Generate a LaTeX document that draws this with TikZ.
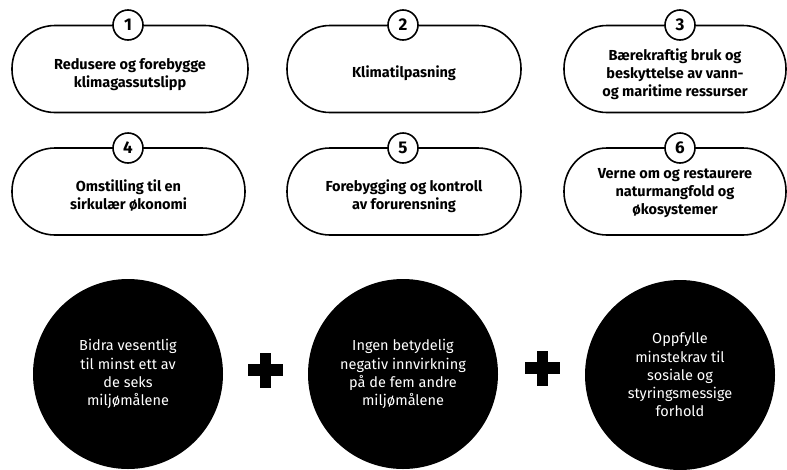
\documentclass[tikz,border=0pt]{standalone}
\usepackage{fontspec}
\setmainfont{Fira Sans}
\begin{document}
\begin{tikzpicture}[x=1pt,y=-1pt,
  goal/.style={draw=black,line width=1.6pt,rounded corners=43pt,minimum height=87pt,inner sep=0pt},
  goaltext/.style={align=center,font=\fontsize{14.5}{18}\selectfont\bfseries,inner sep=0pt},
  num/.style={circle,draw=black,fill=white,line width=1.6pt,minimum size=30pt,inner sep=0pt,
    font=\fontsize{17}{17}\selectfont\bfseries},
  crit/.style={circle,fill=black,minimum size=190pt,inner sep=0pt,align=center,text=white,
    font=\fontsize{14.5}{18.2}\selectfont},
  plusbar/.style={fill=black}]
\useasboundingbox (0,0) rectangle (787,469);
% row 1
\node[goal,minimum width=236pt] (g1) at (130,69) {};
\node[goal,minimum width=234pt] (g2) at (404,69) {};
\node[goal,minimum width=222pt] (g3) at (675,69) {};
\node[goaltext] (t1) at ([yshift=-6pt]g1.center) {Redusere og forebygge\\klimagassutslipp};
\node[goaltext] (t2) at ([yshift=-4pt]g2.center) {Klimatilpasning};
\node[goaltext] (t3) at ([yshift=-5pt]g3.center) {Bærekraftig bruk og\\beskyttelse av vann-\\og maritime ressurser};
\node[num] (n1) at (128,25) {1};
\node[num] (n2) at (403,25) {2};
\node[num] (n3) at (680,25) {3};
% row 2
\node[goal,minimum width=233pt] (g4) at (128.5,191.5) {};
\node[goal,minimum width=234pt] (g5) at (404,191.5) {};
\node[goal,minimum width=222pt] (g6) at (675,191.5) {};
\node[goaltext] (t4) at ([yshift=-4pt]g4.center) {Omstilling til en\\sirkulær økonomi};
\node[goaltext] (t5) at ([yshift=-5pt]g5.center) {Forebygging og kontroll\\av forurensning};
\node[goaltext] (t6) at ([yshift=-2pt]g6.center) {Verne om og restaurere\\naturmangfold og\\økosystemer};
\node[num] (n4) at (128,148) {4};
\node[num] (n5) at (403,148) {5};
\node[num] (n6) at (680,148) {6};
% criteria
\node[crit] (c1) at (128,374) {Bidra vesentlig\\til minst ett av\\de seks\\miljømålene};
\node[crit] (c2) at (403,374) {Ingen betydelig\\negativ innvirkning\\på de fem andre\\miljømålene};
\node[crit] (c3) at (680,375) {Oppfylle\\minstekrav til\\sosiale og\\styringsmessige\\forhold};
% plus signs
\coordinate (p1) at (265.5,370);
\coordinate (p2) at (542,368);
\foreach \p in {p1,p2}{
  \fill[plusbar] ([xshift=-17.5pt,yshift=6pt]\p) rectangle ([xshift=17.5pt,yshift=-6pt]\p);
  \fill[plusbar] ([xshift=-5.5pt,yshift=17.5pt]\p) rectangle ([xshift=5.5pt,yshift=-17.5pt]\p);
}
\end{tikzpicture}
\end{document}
· · · · · · ·
THE PROBLEM:
Leave out the pictures and give the listing above again exactly.

OUTPUT BELOW:
Generate a LaTeX document that draws this with TikZ.
\documentclass[tikz,border=0pt]{standalone}
\usepackage{fontspec}
\setmainfont{Fira Sans}
\begin{document}
\begin{tikzpicture}[x=1pt,y=-1pt,
  goal/.style={draw=black,line width=1.6pt,rounded corners=43pt,minimum height=87pt,inner sep=0pt},
  goaltext/.style={align=center,font=\fontsize{14.5}{18}\selectfont\bfseries,inner sep=0pt},
  num/.style={circle,draw=black,fill=white,line width=1.6pt,minimum size=30pt,inner sep=0pt,
    font=\fontsize{17}{17}\selectfont\bfseries},
  crit/.style={circle,fill=black,minimum size=190pt,inner sep=0pt,align=center,text=white,
    font=\fontsize{14.5}{18.2}\selectfont},
  plusbar/.style={fill=black}]
\useasboundingbox (0,0) rectangle (787,469);
% row 1
\node[goal,minimum width=236pt] (g1) at (130,69) {};
\node[goal,minimum width=234pt] (g2) at (404,69) {};
\node[goal,minimum width=222pt] (g3) at (675,69) {};
\node[goaltext] (t1) at ([yshift=-6pt]g1.center) {Redusere og forebygge\\klimagassutslipp};
\node[goaltext] (t2) at ([yshift=-4pt]g2.center) {Klimatilpasning};
\node[goaltext] (t3) at ([yshift=-5pt]g3.center) {Bærekraftig bruk og\\beskyttelse av vann-\\og maritime ressurser};
\node[num] (n1) at (128,25) {1};
\node[num] (n2) at (403,25) {2};
\node[num] (n3) at (680,25) {3};
% row 2
\node[goal,minimum width=233pt] (g4) at (128.5,191.5) {};
\node[goal,minimum width=234pt] (g5) at (404,191.5) {};
\node[goal,minimum width=222pt] (g6) at (675,191.5) {};
\node[goaltext] (t4) at ([yshift=-4pt]g4.center) {Omstilling til en\\sirkulær økonomi};
\node[goaltext] (t5) at ([yshift=-5pt]g5.center) {Forebygging og kontroll\\av forurensning};
\node[goaltext] (t6) at ([yshift=-2pt]g6.center) {Verne om og restaurere\\naturmangfold og\\økosystemer};
\node[num] (n4) at (128,148) {4};
\node[num] (n5) at (403,148) {5};
\node[num] (n6) at (680,148) {6};
% criteria
\node[crit] (c1) at (128,374) {Bidra vesentlig\\til minst ett av\\de seks\\miljømålene};
\node[crit] (c2) at (403,374) {Ingen betydelig\\negativ innvirkning\\på de fem andre\\miljømålene};
\node[crit] (c3) at (680,375) {Oppfylle\\minstekrav til\\sosiale og\\styringsmessige\\forhold};
% plus signs
\coordinate (p1) at (265.5,370);
\coordinate (p2) at (542,368);
\foreach \p in {p1,p2}{
  \fill[plusbar] ([xshift=-17.5pt,yshift=6pt]\p) rectangle ([xshift=17.5pt,yshift=-6pt]\p);
  \fill[plusbar] ([xshift=-5.5pt,yshift=17.5pt]\p) rectangle ([xshift=5.5pt,yshift=-17.5pt]\p);
}
\end{tikzpicture}
\end{document}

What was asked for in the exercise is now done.